What is required>
Show every line where "this" occurs.

Supplied material>
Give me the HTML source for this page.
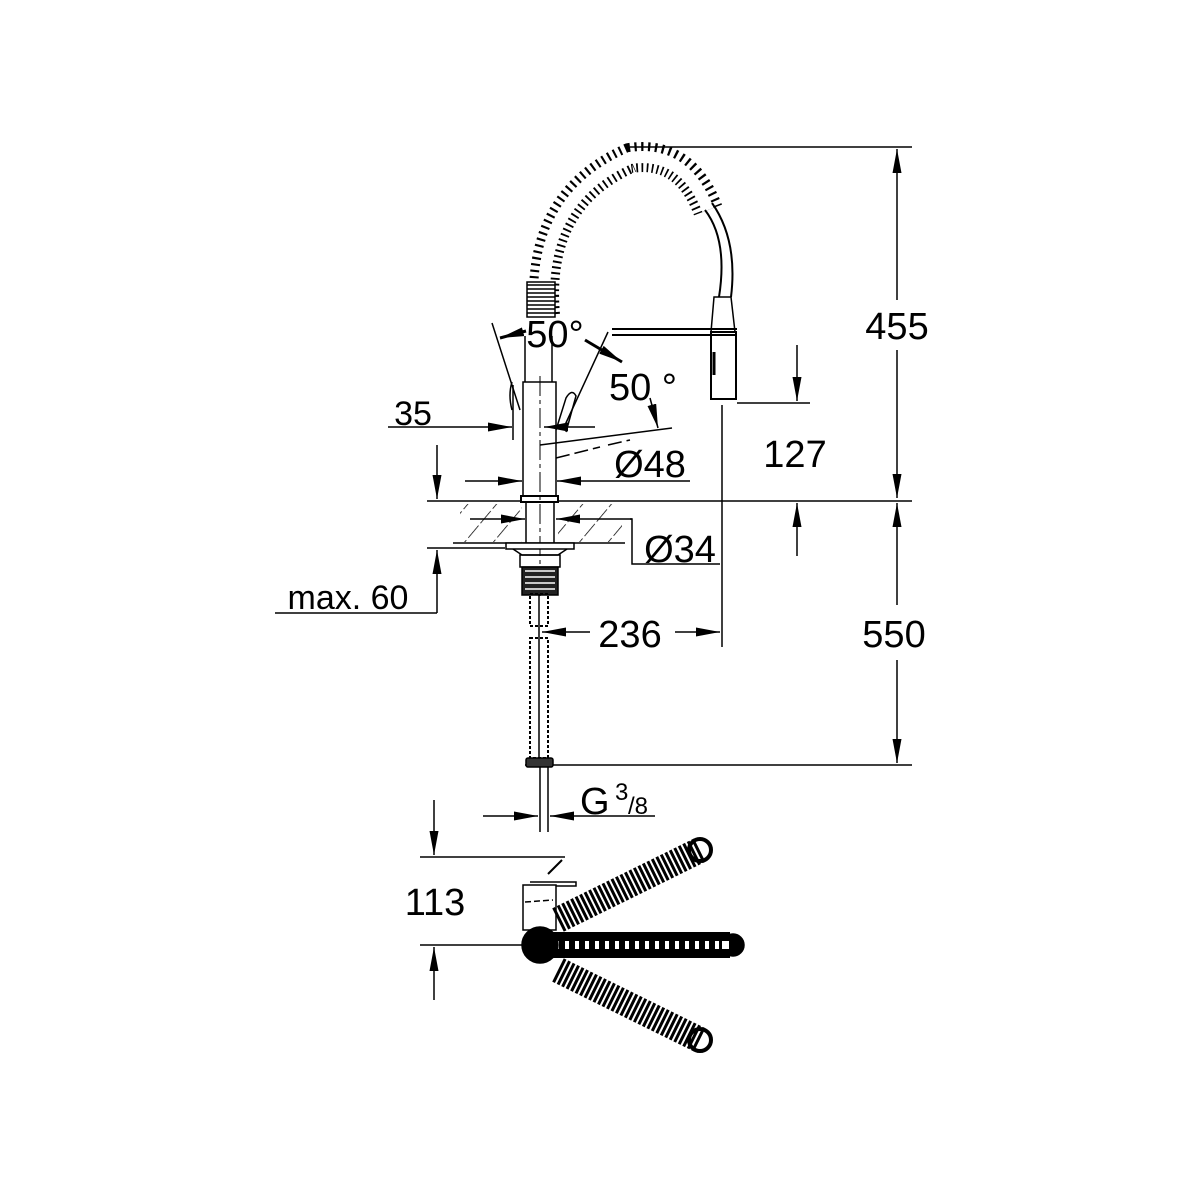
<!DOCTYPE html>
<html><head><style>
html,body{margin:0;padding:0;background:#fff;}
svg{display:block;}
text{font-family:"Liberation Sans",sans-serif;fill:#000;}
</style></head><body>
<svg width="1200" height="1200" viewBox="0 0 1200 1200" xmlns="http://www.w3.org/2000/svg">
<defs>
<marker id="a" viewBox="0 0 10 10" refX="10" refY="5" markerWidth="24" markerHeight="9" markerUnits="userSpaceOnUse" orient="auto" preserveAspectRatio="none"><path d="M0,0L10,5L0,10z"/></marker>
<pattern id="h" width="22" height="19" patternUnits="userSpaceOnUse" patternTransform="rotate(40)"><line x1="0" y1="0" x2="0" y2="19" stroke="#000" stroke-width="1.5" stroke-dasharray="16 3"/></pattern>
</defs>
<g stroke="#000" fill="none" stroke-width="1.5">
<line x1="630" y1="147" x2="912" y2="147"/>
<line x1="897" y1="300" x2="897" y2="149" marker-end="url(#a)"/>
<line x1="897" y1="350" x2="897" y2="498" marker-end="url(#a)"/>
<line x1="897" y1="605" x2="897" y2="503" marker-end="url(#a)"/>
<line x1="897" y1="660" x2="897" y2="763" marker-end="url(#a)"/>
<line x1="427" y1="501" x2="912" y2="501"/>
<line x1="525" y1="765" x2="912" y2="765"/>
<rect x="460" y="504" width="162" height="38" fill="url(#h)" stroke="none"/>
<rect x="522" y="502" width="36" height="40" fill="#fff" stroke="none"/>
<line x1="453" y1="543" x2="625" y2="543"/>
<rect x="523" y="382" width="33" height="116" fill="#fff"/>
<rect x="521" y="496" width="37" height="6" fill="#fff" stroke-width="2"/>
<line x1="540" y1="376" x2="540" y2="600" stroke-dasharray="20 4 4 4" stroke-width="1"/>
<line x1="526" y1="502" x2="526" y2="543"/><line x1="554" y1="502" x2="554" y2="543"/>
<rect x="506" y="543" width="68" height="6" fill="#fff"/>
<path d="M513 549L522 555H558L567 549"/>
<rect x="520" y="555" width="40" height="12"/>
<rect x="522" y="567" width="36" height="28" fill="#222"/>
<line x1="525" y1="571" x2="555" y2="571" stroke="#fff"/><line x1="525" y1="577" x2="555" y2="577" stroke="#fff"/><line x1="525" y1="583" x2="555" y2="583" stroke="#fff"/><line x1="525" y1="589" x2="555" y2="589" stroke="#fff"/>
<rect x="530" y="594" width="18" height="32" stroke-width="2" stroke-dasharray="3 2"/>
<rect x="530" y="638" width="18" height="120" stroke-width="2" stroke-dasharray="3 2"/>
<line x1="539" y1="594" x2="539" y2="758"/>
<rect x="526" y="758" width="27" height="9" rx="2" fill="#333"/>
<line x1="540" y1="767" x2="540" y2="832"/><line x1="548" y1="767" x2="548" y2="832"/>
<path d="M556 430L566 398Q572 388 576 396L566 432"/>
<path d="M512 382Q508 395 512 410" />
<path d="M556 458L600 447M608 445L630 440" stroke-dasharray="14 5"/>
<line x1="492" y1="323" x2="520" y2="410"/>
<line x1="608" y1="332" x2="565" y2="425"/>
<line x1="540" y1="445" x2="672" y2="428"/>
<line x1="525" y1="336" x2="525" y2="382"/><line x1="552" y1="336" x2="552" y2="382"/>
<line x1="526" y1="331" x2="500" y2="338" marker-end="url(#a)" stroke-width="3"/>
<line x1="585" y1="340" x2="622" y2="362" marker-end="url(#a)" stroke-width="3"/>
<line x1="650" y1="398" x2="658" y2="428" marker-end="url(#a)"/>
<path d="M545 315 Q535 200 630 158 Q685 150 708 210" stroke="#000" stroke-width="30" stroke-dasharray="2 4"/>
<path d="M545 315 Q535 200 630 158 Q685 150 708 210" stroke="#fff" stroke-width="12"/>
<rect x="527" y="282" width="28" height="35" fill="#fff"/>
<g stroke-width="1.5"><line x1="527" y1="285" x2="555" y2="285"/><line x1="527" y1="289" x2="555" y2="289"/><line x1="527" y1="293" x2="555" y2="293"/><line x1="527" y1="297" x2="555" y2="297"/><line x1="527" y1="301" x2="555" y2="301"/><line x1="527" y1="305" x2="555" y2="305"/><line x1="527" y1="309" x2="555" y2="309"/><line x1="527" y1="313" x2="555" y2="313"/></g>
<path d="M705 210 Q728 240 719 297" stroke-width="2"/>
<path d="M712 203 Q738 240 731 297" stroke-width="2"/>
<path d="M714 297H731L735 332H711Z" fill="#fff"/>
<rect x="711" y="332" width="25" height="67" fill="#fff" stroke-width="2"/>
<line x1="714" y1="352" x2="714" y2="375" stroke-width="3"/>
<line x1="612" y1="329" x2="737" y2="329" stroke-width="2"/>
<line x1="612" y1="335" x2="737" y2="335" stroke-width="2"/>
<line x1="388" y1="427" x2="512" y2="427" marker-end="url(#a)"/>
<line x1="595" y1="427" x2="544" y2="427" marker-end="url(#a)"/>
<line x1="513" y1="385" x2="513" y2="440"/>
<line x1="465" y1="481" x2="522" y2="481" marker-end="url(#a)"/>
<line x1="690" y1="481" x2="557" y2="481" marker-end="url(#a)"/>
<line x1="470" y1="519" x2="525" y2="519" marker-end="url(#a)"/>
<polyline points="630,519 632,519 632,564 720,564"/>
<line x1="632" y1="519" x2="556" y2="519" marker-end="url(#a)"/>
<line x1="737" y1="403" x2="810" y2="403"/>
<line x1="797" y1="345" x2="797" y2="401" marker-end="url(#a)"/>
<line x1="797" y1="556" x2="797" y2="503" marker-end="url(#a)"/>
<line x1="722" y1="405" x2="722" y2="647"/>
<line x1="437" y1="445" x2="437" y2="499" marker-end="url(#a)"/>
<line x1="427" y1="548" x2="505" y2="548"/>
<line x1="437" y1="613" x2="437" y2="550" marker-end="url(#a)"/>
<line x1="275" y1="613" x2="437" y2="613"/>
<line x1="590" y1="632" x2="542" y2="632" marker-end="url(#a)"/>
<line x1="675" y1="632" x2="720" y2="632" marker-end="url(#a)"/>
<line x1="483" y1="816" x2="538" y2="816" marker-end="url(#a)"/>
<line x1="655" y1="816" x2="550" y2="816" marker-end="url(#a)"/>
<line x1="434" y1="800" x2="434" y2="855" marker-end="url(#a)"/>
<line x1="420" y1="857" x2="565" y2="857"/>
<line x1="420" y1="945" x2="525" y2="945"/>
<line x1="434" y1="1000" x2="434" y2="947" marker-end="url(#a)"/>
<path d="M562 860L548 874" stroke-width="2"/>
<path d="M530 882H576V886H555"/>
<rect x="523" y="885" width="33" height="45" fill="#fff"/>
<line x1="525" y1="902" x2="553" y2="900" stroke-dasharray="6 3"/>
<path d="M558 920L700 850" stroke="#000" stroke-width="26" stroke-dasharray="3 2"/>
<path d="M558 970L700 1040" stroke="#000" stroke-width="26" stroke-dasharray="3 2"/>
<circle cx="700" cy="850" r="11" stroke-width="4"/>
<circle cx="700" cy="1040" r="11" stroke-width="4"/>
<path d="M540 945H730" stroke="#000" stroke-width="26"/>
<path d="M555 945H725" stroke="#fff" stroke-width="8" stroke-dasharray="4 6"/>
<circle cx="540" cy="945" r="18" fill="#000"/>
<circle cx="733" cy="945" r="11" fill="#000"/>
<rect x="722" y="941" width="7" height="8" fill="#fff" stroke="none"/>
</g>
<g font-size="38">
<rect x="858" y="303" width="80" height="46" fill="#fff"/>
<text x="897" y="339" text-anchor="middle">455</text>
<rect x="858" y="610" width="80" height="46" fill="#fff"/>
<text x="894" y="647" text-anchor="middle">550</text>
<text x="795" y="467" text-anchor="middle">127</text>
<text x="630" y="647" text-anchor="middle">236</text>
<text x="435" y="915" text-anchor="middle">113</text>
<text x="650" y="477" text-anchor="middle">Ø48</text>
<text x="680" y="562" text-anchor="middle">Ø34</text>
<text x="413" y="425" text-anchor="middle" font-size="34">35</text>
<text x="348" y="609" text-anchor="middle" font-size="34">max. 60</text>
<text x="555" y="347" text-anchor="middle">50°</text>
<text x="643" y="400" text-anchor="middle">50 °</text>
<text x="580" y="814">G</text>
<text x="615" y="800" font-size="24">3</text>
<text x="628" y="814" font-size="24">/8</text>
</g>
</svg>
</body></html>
---
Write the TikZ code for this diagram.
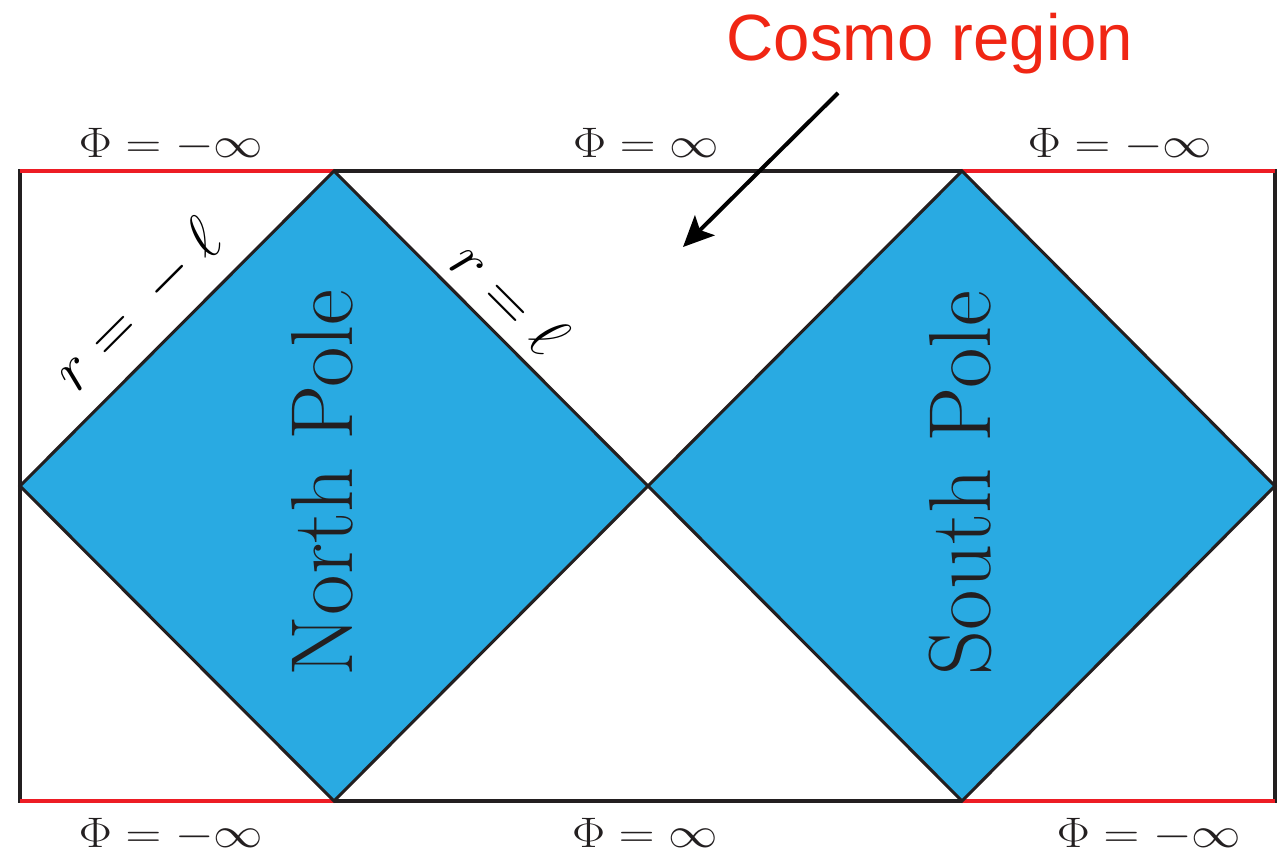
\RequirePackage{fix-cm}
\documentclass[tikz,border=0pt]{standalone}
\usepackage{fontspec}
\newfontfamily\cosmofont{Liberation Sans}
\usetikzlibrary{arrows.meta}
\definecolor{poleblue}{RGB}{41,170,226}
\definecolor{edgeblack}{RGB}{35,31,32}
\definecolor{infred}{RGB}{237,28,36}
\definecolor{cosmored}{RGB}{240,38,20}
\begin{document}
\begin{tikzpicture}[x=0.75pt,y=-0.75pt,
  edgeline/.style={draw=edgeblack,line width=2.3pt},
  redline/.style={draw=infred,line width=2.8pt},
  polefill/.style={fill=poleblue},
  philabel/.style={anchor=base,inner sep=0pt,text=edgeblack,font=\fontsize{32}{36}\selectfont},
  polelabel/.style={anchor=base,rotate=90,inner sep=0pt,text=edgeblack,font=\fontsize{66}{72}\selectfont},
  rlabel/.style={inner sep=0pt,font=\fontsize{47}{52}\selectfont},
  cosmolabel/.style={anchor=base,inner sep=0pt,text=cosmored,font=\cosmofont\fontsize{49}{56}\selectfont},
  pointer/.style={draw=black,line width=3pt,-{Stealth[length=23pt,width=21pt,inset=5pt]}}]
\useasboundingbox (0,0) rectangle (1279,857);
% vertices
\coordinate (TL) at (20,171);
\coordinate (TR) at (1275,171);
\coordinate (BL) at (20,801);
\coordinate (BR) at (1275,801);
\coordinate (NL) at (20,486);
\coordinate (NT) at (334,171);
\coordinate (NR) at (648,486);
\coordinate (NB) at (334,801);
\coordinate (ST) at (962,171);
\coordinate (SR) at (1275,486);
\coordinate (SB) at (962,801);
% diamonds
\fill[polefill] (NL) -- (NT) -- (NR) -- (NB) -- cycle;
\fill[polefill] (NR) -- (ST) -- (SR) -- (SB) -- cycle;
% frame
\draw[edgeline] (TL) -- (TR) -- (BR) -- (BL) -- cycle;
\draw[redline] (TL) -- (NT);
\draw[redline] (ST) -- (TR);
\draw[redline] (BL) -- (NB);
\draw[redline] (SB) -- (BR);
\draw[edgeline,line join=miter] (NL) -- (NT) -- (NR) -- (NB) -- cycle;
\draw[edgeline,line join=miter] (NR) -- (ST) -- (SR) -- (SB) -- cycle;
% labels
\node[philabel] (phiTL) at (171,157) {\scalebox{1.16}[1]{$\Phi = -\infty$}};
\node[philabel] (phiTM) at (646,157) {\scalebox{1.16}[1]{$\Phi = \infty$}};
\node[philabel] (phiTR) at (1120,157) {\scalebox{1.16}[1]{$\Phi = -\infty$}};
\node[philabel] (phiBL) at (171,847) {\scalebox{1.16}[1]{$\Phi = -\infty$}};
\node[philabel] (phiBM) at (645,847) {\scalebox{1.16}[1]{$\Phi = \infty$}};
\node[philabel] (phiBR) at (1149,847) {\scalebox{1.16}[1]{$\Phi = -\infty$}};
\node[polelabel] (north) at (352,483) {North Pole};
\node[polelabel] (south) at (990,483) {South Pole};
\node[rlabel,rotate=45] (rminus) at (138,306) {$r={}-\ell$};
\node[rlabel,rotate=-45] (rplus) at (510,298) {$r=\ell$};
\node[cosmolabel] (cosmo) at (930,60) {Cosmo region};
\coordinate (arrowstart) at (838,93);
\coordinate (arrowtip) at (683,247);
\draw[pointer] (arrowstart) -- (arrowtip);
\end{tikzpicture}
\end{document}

Solved exercise>
Give me the HTML source for this page.
Write the TikZ code for this diagram.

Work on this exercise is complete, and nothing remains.